Instructions to follow: Extract, from the listing that follows, each line containing the word "diagram".
================
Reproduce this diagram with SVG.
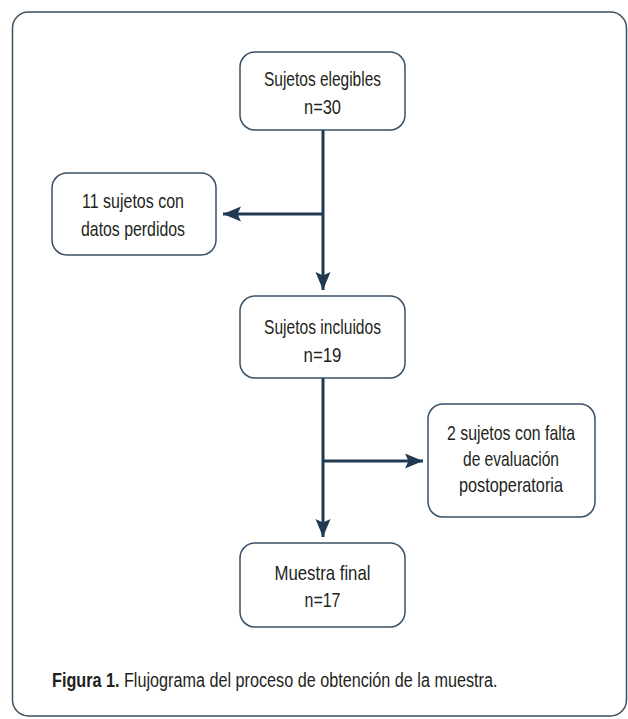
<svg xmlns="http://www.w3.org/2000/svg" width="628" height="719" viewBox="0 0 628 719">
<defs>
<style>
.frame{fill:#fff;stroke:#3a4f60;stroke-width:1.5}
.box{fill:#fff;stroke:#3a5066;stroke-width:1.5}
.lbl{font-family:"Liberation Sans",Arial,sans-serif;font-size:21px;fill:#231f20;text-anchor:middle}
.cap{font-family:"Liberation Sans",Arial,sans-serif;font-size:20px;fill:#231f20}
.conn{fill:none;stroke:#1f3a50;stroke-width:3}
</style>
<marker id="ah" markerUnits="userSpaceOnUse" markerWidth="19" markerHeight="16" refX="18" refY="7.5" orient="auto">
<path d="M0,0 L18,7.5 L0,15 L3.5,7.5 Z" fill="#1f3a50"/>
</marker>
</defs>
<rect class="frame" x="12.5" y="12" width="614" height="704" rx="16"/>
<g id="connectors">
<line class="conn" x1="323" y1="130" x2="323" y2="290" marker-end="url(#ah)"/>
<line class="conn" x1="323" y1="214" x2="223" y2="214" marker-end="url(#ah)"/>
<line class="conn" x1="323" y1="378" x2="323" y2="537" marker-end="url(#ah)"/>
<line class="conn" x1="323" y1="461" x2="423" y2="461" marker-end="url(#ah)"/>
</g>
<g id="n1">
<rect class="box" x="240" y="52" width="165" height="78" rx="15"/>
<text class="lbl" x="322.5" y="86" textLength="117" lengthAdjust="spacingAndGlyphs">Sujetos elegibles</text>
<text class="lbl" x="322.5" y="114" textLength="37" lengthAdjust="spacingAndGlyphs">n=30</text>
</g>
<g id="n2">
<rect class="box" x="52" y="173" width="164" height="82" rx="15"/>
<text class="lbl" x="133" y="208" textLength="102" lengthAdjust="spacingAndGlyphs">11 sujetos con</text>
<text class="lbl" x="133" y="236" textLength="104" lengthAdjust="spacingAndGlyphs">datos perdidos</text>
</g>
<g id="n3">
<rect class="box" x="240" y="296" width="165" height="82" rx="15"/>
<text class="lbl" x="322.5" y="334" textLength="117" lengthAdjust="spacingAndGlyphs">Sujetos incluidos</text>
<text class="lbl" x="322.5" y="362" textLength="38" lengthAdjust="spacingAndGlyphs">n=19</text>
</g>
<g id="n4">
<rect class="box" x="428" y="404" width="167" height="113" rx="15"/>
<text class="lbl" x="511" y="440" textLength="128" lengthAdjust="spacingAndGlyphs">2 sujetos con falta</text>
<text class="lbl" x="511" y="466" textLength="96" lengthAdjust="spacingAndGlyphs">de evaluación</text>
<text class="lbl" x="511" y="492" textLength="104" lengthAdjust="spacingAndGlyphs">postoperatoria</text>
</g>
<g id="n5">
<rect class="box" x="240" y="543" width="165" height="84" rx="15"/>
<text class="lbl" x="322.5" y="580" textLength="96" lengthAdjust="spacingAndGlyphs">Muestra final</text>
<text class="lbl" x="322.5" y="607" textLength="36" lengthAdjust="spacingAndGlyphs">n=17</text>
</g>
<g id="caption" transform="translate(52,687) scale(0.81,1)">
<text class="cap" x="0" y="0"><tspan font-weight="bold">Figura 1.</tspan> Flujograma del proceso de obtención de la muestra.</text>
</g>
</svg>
================
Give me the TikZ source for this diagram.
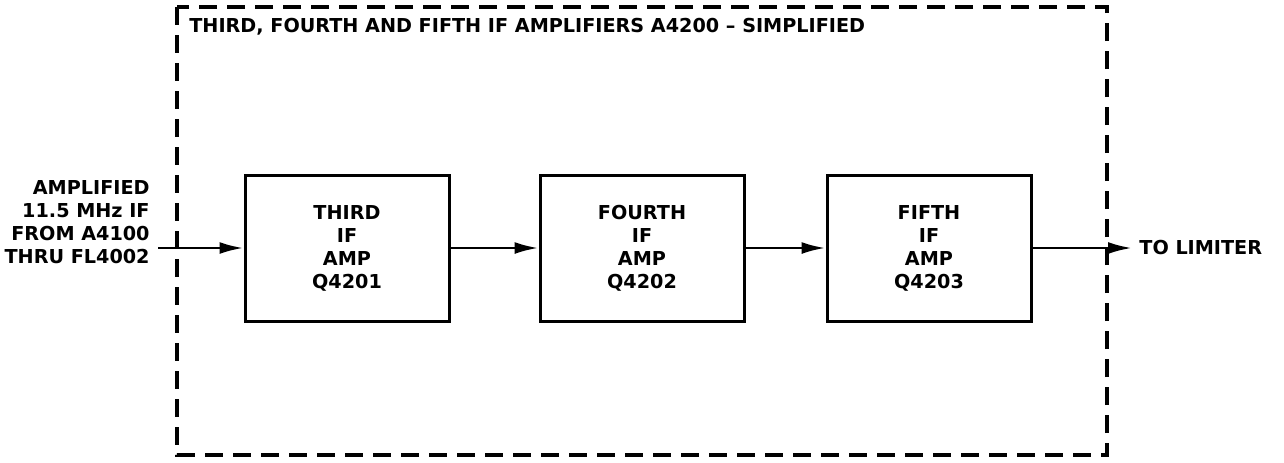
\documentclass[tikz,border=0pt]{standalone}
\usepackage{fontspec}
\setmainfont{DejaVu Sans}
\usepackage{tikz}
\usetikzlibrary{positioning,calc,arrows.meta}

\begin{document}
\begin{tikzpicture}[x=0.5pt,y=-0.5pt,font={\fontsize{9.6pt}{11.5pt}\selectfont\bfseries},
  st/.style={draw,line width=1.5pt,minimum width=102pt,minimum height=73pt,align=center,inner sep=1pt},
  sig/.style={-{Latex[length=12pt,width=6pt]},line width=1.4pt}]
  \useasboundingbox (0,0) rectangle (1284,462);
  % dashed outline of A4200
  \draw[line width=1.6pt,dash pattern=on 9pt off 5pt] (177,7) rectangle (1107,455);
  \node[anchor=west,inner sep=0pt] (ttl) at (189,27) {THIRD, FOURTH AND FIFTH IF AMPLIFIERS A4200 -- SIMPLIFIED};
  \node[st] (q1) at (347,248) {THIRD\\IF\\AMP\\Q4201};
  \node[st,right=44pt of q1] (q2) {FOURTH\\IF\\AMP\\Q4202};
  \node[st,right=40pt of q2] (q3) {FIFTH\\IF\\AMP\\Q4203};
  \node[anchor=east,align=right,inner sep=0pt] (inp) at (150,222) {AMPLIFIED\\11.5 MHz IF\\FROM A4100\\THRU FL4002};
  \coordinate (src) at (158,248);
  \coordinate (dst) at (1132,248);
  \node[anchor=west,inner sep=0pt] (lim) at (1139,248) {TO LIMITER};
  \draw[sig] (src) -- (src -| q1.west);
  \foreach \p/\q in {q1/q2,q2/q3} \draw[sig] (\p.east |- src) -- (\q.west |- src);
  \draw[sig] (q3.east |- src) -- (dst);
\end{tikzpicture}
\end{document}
================
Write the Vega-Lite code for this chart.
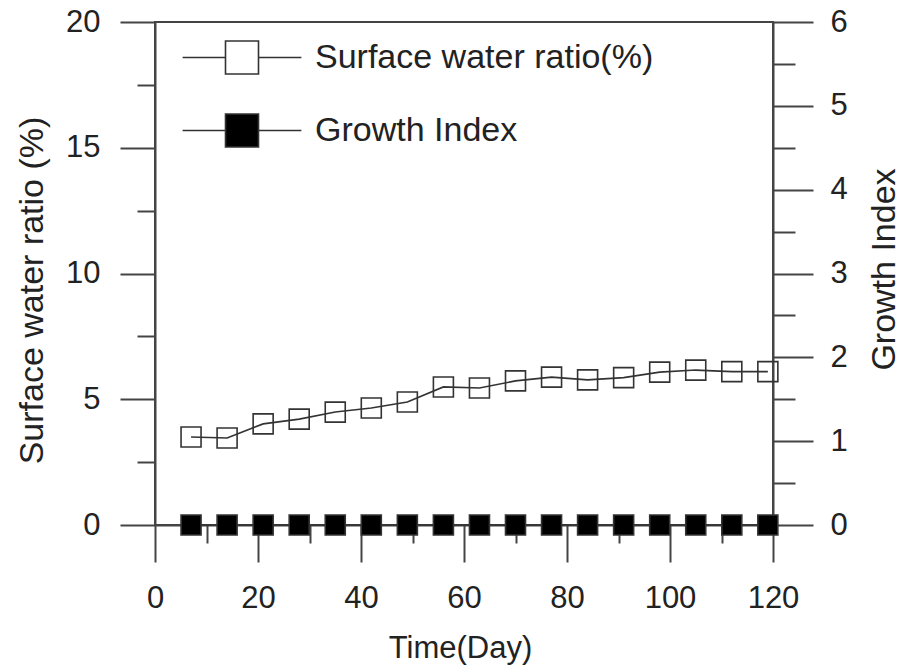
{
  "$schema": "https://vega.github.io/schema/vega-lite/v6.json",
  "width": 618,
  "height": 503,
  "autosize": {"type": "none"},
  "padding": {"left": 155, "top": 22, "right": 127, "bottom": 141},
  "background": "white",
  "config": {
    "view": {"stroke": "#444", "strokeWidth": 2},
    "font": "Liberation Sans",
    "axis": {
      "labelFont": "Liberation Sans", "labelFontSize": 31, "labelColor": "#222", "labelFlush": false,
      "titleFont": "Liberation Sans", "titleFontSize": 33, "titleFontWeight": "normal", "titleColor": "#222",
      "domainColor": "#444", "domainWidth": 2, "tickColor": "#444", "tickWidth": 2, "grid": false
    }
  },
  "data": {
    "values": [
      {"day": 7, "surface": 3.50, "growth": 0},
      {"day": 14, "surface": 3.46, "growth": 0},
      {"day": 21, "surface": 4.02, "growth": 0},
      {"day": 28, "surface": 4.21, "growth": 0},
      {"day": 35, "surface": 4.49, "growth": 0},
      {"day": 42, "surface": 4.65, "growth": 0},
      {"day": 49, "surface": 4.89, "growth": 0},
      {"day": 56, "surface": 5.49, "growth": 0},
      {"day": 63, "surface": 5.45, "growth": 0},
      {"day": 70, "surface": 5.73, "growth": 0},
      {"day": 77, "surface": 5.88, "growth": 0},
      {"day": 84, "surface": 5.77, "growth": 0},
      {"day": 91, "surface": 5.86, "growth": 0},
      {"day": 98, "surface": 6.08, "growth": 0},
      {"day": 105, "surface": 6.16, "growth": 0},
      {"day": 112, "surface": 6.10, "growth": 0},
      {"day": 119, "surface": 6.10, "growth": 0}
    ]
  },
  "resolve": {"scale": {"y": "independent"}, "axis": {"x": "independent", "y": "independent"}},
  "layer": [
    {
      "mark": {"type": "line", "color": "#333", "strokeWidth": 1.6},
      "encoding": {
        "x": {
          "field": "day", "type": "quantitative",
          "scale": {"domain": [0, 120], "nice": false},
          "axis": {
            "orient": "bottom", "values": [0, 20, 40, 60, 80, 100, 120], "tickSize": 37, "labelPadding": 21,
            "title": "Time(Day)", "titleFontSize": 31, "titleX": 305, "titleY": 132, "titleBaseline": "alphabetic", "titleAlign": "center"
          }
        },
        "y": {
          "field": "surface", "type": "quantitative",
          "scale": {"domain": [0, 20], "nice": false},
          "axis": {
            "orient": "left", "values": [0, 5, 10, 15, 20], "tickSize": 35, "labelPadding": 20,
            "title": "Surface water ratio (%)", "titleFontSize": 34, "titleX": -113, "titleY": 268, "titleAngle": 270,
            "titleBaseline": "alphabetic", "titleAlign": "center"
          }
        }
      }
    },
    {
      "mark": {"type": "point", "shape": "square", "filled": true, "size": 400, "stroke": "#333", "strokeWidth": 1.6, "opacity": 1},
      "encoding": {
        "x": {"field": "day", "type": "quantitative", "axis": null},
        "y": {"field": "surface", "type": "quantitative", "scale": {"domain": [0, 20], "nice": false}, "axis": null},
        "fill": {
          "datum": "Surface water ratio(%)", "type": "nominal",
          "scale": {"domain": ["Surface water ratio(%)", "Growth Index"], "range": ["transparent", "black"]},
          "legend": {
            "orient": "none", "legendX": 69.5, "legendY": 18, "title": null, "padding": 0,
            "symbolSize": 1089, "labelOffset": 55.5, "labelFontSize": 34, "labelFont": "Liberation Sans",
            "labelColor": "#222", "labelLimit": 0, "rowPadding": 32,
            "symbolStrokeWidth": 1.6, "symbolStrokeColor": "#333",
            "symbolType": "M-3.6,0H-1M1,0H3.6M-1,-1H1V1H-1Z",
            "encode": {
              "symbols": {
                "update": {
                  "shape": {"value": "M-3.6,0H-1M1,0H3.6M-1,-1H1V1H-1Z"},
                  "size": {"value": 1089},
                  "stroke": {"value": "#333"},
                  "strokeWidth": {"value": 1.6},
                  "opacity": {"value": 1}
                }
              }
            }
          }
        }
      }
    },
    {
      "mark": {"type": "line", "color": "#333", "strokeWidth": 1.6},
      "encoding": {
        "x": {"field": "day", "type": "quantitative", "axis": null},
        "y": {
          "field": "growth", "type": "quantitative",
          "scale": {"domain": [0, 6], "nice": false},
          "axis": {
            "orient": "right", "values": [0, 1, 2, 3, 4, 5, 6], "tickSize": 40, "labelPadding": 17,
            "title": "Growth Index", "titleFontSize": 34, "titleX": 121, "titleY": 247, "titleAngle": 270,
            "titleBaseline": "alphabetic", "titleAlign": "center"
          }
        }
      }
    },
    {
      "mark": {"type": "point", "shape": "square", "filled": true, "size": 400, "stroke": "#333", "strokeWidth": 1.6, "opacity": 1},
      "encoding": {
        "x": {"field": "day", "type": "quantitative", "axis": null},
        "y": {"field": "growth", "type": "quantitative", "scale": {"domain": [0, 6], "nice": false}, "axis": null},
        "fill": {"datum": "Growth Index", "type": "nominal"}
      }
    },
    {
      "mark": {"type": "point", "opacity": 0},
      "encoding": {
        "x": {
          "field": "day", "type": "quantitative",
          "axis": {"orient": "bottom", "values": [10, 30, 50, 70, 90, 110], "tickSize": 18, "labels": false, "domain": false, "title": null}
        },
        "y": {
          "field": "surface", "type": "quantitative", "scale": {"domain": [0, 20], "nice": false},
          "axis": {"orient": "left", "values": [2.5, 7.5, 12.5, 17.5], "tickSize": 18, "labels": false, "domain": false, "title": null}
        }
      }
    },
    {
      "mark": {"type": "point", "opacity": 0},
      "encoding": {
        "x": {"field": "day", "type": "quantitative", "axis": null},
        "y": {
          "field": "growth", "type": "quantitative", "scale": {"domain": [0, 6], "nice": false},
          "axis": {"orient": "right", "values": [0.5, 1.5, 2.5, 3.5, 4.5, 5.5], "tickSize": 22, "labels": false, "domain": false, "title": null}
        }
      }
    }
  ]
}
================
Completed exercise:
Reproduce this diagram with SVG.
Give me the TikZ source for this diagram.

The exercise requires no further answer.